Make an exact transcription of the material, leaving out all images.

Available data
— Start —

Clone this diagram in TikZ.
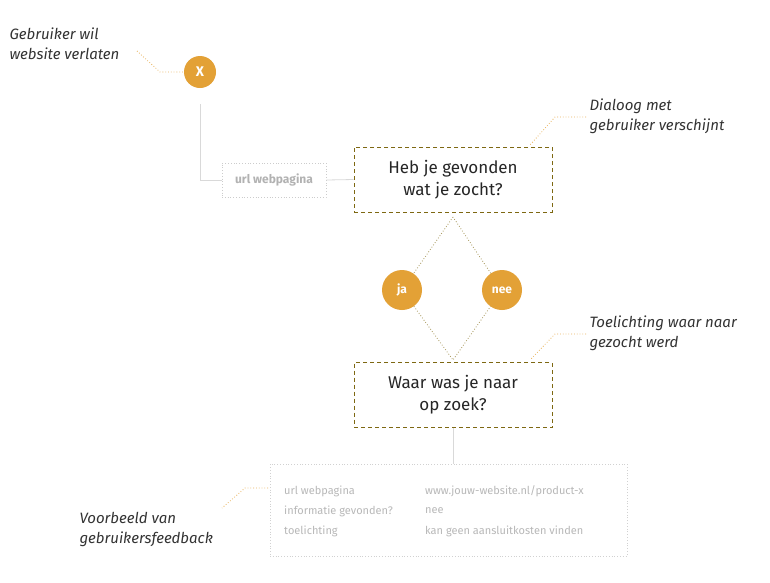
\documentclass[tikz,border=0pt]{standalone}
\usepackage{fontspec}
\setmainfont{Fira Sans}
\begin{document}
\begin{tikzpicture}[x=1pt,y=-1pt,
  orangec/.style={circle,fill=orng,text=white,inner sep=0pt,minimum size=#1,font=\fontsize{14}{16}\selectfont\bfseries},
  qbox/.style={draw=olive,dash pattern=on 4pt off 3pt,line width=0.8pt,minimum width=198pt,minimum height=65pt,align=center,font=\fontsize{17}{22}\selectfont\mdseries,text=black!85},
  callout/.style={align=left,anchor=north west,font=\fontsize{15}{20}\selectfont\itshape,text=black!80},
  leader/.style={draw=orng!80,dotted,line width=0.8pt},
  greyline/.style={draw=black!15,line width=0.8pt},
  small/.style={anchor=west,text=black!28,font=\fontsize{11}{13}\selectfont,inner sep=0pt}]
\definecolor{orng}{HTML}{E3A136}
\colorlet{olive}{orng!55!black!60!olive}
\useasboundingbox (0,0) rectangle (770,582);
\fill[white] (0,0) rectangle (770,582);
% top
\node[orangec=32pt] (x) at (200,72) {X};
\node[callout] (t1) at (6,24) {Gebruiker wil\\website verlaten};
\coordinate (l1a) at (137,51); \coordinate (l1b) at (160,72);
\draw[leader] (l1a) -- (l1b) -- (x.west);
\node[draw=black!20,dotted,line width=0.8pt,minimum width=104pt,minimum height=34pt,text=black!30,font=\fontsize{12}{14}\selectfont\bfseries] (url) at (274,180) {url webpagina};
\node[qbox] (q1) at (453,179.5) {Heb je gevonden\\wat je zocht?};
\coordinate (c1) at (200,180);
\draw[greyline] (200,104) -- (c1) -- (url.west);
\draw[greyline] (url.east) -- (q1.west);
\node[callout] (t2) at (586,95) {Dialoog met\\gebruiker verschijnt};
\coordinate (l2a) at (586,117); \coordinate (l2b) at (555,117); \coordinate (l2c) at (530,145);
\draw[leader] (l2a) -- (l2b) -- (l2c);
% diamond
\node[orangec=40pt] (ja) at (402,290) {\fontsize{12}{14}\selectfont ja};
\node[orangec=40pt] (nee) at (502,290) {\fontsize{12}{14}\selectfont nee};
\coordinate (top) at (453,217); \coordinate (bot) at (453,360);
\draw[draw=olive!70,dotted,line width=0.8pt] (top) -- (ja) -- (bot) -- (nee) -- (top);
\node[qbox] (q2) at (453,395) {Waar was je naar\\op zoek?};
\node[callout] (t3) at (586,312) {Toelichting waar naar\\gezocht werd};
\coordinate (l3a) at (586,334); \coordinate (l3b) at (555,334); \coordinate (l3c) at (530,360);
\draw[leader] (l3a) -- (l3b) -- (l3c);
% feedback
\node[draw=black!18,dotted,line width=0.8pt,minimum width=357pt,minimum height=92pt] (fb) at (448.5,510) {};
\draw[greyline] (q2.south) -- (fb.north -| q2.south);
\node[small] (a1) at (284,491) {url webpagina};
\node[small] (a2) at (284,511) {informatie gevonden?};
\node[small] (a3) at (284,531) {toelichting};
\node[small] (b1) at (425,491) {www.jouw-website.nl/product-x};
\node[small] (b2) at (425,511) {nee};
\node[small] (b3) at (425,531) {kan geen aansluitkosten vinden};
\node[callout] (t4) at (76,509) {Voorbeeld van\\gebruikersfeedback};
\coordinate (l4a) at (268,488); \coordinate (l4b) at (245,488); \coordinate (l4c) at (222,508);
\draw[leader] (l4a) -- (l4b) -- (l4c);
\end{tikzpicture}
\end{document}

— End —

Reply to the task
Clone this diagram in TikZ.
\documentclass[tikz,border=0pt]{standalone}
\usepackage{fontspec}
\setmainfont{Fira Sans}
\begin{document}
\begin{tikzpicture}[x=1pt,y=-1pt,
  orangec/.style={circle,fill=orng,text=white,inner sep=0pt,minimum size=#1,font=\fontsize{14}{16}\selectfont\bfseries},
  qbox/.style={draw=olive,dash pattern=on 4pt off 3pt,line width=0.8pt,minimum width=198pt,minimum height=65pt,align=center,font=\fontsize{17}{22}\selectfont\mdseries,text=black!85},
  callout/.style={align=left,anchor=north west,font=\fontsize{15}{20}\selectfont\itshape,text=black!80},
  leader/.style={draw=orng!80,dotted,line width=0.8pt},
  greyline/.style={draw=black!15,line width=0.8pt},
  small/.style={anchor=west,text=black!28,font=\fontsize{11}{13}\selectfont,inner sep=0pt}]
\definecolor{orng}{HTML}{E3A136}
\colorlet{olive}{orng!55!black!60!olive}
\useasboundingbox (0,0) rectangle (770,582);
\fill[white] (0,0) rectangle (770,582);
% top
\node[orangec=32pt] (x) at (200,72) {X};
\node[callout] (t1) at (6,24) {Gebruiker wil\\website verlaten};
\coordinate (l1a) at (137,51); \coordinate (l1b) at (160,72);
\draw[leader] (l1a) -- (l1b) -- (x.west);
\node[draw=black!20,dotted,line width=0.8pt,minimum width=104pt,minimum height=34pt,text=black!30,font=\fontsize{12}{14}\selectfont\bfseries] (url) at (274,180) {url webpagina};
\node[qbox] (q1) at (453,179.5) {Heb je gevonden\\wat je zocht?};
\coordinate (c1) at (200,180);
\draw[greyline] (200,104) -- (c1) -- (url.west);
\draw[greyline] (url.east) -- (q1.west);
\node[callout] (t2) at (586,95) {Dialoog met\\gebruiker verschijnt};
\coordinate (l2a) at (586,117); \coordinate (l2b) at (555,117); \coordinate (l2c) at (530,145);
\draw[leader] (l2a) -- (l2b) -- (l2c);
% diamond
\node[orangec=40pt] (ja) at (402,290) {\fontsize{12}{14}\selectfont ja};
\node[orangec=40pt] (nee) at (502,290) {\fontsize{12}{14}\selectfont nee};
\coordinate (top) at (453,217); \coordinate (bot) at (453,360);
\draw[draw=olive!70,dotted,line width=0.8pt] (top) -- (ja) -- (bot) -- (nee) -- (top);
\node[qbox] (q2) at (453,395) {Waar was je naar\\op zoek?};
\node[callout] (t3) at (586,312) {Toelichting waar naar\\gezocht werd};
\coordinate (l3a) at (586,334); \coordinate (l3b) at (555,334); \coordinate (l3c) at (530,360);
\draw[leader] (l3a) -- (l3b) -- (l3c);
% feedback
\node[draw=black!18,dotted,line width=0.8pt,minimum width=357pt,minimum height=92pt] (fb) at (448.5,510) {};
\draw[greyline] (q2.south) -- (fb.north -| q2.south);
\node[small] (a1) at (284,491) {url webpagina};
\node[small] (a2) at (284,511) {informatie gevonden?};
\node[small] (a3) at (284,531) {toelichting};
\node[small] (b1) at (425,491) {www.jouw-website.nl/product-x};
\node[small] (b2) at (425,511) {nee};
\node[small] (b3) at (425,531) {kan geen aansluitkosten vinden};
\node[callout] (t4) at (76,509) {Voorbeeld van\\gebruikersfeedback};
\coordinate (l4a) at (268,488); \coordinate (l4b) at (245,488); \coordinate (l4c) at (222,508);
\draw[leader] (l4a) -- (l4b) -- (l4c);
\end{tikzpicture}
\end{document}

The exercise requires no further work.